### What is needed
Search the listing below for the word "matplotlib" and copy each line that holds it.

+++ Source excerpt

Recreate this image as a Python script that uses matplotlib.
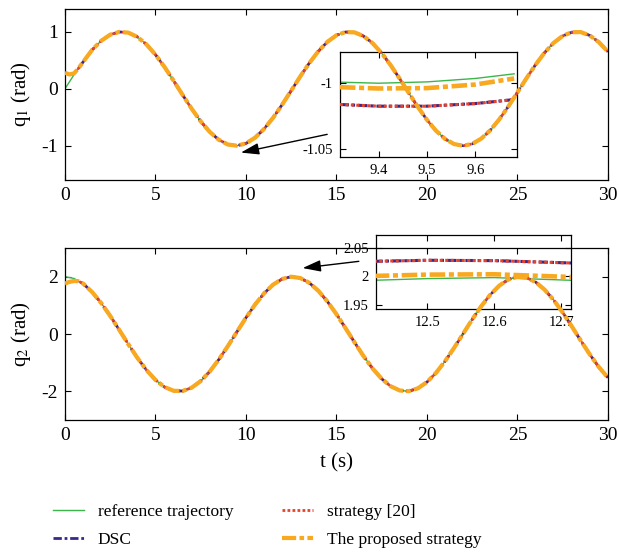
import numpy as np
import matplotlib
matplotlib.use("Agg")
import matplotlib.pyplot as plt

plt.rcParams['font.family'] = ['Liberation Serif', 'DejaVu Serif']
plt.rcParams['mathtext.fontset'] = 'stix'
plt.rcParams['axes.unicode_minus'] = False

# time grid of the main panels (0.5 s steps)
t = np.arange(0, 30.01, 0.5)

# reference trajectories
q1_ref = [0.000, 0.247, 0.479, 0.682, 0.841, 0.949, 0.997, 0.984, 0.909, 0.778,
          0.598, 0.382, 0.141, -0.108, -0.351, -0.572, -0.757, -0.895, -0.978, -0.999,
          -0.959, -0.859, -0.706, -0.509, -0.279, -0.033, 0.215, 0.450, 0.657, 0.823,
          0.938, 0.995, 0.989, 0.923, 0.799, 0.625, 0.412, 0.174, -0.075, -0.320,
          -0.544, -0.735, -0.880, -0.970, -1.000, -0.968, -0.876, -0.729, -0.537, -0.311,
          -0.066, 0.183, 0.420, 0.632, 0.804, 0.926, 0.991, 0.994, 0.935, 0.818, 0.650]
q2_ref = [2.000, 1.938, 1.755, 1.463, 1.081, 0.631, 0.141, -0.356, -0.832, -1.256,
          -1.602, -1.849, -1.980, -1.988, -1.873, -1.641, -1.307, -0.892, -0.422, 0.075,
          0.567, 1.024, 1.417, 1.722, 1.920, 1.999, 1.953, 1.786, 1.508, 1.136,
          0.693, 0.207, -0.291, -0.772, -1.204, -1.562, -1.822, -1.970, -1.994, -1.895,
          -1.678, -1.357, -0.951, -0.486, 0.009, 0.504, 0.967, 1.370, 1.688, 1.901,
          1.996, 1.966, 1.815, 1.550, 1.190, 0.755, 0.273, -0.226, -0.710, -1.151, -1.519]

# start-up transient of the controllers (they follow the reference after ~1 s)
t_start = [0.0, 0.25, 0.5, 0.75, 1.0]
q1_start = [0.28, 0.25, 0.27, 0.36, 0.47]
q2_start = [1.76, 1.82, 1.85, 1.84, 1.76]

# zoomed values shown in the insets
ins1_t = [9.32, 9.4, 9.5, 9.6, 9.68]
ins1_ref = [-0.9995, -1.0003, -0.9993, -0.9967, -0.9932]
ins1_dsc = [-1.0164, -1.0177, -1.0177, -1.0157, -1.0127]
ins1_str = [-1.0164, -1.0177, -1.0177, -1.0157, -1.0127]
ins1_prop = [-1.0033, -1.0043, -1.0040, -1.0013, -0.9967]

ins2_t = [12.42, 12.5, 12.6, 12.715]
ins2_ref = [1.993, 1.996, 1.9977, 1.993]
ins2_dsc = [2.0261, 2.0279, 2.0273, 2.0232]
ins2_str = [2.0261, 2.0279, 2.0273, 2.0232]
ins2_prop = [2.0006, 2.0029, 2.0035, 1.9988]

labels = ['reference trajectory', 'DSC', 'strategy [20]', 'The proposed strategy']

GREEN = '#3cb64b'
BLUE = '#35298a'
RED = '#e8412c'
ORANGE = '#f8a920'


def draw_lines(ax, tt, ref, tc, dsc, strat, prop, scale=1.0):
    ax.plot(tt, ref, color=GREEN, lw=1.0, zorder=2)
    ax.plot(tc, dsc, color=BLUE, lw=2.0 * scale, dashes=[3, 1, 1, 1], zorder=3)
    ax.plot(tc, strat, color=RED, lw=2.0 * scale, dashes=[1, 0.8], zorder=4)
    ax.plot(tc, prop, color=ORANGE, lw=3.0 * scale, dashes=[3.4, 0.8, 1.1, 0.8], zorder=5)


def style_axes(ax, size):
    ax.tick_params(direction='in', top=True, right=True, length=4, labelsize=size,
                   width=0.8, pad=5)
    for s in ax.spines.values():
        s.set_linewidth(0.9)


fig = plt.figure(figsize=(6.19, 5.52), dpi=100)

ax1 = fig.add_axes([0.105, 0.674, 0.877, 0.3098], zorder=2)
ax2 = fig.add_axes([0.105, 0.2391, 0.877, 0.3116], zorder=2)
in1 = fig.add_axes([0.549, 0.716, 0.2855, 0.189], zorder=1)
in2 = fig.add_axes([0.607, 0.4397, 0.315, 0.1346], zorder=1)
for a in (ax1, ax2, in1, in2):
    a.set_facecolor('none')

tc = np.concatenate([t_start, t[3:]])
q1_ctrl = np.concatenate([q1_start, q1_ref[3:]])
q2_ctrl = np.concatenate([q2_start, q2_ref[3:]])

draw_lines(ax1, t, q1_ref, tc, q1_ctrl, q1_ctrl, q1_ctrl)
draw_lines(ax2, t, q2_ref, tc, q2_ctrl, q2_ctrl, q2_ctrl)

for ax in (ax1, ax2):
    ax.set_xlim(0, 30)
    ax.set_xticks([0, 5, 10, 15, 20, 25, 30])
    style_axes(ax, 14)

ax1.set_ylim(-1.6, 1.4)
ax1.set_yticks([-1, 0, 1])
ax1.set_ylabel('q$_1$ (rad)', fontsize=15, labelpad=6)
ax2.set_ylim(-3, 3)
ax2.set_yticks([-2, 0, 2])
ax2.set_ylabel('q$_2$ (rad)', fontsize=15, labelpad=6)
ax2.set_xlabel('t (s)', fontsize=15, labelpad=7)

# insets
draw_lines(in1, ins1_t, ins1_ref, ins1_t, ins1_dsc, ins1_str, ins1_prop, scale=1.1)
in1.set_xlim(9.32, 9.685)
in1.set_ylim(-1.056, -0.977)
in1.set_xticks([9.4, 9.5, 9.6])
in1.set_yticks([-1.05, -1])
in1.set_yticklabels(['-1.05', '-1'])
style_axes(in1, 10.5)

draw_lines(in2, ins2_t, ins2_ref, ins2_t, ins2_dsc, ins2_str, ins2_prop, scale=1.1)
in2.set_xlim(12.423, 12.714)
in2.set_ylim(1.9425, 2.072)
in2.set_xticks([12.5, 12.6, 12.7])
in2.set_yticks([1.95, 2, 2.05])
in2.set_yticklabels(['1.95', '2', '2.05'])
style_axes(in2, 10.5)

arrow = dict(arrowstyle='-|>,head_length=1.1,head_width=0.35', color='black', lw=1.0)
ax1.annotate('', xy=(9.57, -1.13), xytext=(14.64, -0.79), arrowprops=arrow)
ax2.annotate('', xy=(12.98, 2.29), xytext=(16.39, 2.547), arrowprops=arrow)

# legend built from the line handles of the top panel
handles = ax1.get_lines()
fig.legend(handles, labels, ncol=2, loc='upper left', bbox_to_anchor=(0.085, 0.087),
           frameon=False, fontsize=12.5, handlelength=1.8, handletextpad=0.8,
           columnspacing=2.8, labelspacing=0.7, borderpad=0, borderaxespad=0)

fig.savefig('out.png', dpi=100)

++++++

### Correct result
Recreate this image as a Python script that uses matplotlib.
import matplotlib
matplotlib.use("Agg")
import matplotlib.pyplot as plt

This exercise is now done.